__EXERCISE PROMPT__
From the listing below, restate word for word the lines from the line containing "Clone this chart in Chart.js." down through the line containing "const yTicks = [-40, -20, 0, 20, 40];". Exclude pictures.

__EXTRACTED ENTRIES__

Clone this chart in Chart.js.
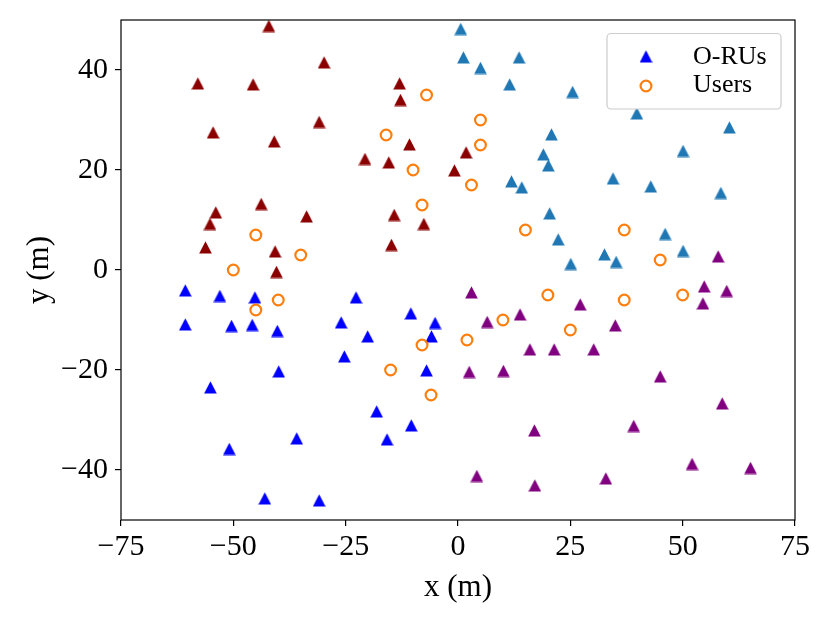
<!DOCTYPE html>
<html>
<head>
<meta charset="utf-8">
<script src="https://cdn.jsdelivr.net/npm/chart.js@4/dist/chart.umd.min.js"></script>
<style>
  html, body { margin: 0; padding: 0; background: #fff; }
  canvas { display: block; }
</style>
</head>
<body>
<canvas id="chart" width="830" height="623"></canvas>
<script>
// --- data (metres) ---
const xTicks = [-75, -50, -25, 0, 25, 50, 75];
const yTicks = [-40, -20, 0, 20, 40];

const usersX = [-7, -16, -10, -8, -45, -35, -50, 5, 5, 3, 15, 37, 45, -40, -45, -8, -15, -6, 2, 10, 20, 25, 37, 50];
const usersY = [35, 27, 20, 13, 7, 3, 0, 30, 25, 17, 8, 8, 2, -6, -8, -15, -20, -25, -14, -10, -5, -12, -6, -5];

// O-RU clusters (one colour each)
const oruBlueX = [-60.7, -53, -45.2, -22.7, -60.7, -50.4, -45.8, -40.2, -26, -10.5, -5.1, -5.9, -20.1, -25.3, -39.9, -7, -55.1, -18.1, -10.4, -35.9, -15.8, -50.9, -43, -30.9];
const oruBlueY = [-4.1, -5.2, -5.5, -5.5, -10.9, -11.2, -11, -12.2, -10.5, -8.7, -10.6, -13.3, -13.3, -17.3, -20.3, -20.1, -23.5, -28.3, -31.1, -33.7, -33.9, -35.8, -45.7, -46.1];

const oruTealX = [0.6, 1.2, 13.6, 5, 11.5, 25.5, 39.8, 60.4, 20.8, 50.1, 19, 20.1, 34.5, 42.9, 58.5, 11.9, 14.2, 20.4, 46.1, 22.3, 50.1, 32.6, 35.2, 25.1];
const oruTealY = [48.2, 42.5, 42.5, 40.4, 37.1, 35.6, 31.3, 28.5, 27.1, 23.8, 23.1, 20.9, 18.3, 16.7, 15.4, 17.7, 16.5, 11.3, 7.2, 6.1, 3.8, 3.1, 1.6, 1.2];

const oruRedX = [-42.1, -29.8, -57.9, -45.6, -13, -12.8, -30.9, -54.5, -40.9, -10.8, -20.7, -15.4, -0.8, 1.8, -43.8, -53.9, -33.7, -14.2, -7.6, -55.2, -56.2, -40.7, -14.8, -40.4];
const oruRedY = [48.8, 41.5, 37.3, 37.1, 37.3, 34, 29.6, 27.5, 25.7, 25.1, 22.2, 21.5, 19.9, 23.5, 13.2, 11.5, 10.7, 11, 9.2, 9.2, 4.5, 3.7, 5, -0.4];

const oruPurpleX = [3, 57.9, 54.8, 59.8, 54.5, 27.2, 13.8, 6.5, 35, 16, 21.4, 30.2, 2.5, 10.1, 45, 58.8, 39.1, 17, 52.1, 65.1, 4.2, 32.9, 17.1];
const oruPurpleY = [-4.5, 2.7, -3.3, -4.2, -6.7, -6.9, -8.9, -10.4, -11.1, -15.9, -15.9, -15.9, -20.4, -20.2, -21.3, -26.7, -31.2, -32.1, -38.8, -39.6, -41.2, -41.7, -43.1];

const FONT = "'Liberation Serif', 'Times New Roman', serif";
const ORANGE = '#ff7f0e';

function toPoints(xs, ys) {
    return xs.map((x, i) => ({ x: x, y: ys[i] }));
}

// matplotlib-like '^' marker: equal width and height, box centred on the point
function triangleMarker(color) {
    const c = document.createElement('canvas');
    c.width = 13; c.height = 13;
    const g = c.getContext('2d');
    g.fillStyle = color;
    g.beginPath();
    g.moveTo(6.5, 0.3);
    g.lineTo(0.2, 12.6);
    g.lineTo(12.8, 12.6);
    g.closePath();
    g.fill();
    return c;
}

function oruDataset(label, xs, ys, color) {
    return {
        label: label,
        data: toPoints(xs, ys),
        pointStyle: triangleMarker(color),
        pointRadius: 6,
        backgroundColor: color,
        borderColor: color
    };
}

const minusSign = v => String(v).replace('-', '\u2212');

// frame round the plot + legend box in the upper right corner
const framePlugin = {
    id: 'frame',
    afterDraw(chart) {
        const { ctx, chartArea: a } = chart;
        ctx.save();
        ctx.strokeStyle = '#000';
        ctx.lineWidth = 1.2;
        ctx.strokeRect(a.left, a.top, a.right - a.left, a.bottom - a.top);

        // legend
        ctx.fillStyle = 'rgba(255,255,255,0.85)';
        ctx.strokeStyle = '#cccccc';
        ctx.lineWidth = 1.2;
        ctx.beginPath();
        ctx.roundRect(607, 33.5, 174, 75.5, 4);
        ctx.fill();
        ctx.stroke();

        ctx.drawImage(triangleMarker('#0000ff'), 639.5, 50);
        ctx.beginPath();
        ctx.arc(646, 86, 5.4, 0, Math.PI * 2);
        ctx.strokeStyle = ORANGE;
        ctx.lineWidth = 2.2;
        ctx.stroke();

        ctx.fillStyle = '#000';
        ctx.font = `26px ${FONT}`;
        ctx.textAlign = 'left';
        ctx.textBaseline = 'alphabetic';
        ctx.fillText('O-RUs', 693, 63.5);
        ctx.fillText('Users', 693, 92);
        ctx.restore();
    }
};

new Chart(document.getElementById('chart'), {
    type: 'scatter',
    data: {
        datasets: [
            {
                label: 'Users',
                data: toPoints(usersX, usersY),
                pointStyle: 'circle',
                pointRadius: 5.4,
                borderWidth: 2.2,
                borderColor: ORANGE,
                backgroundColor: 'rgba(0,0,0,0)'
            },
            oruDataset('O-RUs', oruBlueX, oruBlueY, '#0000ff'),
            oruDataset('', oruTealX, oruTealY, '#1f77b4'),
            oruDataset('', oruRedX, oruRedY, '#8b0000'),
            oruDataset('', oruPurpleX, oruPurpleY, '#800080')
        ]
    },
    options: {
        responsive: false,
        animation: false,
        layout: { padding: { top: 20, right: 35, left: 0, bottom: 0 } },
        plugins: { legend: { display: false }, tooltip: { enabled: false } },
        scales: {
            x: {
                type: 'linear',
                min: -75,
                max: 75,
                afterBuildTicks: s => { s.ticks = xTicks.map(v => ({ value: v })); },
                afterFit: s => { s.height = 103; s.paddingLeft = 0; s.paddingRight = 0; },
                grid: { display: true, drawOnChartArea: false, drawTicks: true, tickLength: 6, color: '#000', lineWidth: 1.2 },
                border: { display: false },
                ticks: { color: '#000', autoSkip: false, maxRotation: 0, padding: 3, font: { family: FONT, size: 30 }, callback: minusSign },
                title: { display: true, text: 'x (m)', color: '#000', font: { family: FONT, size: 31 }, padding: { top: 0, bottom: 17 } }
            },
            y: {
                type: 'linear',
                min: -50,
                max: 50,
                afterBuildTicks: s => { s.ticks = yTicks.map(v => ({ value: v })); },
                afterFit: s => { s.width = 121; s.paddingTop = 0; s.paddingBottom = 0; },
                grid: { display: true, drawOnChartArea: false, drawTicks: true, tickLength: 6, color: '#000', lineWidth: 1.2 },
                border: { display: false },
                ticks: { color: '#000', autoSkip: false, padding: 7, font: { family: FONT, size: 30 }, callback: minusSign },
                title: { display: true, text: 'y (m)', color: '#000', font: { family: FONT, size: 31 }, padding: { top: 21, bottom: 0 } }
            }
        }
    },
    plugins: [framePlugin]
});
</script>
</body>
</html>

* * *

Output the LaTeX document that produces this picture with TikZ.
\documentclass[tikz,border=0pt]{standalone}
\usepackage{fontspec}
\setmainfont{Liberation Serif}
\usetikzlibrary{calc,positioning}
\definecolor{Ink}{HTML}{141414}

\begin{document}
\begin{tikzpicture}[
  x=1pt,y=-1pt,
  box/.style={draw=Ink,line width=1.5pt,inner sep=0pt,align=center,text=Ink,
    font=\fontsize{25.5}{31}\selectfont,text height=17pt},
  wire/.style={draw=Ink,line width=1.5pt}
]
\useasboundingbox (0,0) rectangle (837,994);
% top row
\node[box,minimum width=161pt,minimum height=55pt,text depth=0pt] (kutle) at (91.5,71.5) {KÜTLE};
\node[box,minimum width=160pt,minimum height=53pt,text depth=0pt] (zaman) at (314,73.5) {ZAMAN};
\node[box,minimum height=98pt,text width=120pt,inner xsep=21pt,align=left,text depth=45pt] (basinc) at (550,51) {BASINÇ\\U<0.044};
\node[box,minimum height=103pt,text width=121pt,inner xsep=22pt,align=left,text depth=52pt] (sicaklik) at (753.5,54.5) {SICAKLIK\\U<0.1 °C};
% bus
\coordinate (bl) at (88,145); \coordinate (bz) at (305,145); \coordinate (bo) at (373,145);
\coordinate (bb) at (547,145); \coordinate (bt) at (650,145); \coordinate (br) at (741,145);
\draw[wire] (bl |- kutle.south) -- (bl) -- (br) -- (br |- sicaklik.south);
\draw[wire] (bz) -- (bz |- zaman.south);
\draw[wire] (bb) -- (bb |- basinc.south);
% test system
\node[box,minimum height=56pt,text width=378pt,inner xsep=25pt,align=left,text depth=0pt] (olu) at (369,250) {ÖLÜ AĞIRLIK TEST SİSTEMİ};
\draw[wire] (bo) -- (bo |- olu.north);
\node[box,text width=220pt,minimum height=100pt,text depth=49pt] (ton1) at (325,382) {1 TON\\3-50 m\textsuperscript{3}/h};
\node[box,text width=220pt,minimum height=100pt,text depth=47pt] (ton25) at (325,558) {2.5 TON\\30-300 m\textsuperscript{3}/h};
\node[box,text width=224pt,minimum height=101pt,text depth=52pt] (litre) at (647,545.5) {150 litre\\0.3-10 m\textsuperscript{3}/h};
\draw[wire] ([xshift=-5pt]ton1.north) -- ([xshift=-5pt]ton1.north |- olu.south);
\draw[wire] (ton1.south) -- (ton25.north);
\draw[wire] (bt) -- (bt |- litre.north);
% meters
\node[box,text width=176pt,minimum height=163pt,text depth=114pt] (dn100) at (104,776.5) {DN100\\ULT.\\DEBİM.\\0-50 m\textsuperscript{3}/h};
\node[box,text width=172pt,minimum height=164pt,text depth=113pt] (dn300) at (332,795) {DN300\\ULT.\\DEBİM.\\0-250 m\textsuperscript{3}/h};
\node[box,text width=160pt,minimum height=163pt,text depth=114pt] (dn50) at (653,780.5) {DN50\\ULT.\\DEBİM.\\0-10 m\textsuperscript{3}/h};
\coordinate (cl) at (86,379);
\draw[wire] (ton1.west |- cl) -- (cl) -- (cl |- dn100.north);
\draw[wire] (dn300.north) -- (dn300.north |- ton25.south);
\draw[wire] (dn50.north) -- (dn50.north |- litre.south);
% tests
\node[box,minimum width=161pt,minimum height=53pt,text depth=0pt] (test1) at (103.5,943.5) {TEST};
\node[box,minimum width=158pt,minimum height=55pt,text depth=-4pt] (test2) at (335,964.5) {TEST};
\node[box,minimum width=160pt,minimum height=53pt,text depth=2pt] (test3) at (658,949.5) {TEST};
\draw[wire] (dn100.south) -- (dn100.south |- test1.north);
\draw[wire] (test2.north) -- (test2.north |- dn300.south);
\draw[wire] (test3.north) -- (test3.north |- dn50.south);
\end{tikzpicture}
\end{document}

__THE SOLUTION__
Clone this chart in Chart.js.
<!DOCTYPE html>
<html>
<head>
<meta charset="utf-8">
<script src="https://cdn.jsdelivr.net/npm/chart.js@4/dist/chart.umd.min.js"></script>
<style>
  html, body { margin: 0; padding: 0; background: #fff; }
  canvas { display: block; }
</style>
</head>
<body>
<canvas id="chart" width="830" height="623"></canvas>
<script>
// --- data (metres) ---
const xTicks = [-75, -50, -25, 0, 25, 50, 75];
const yTicks = [-40, -20, 0, 20, 40];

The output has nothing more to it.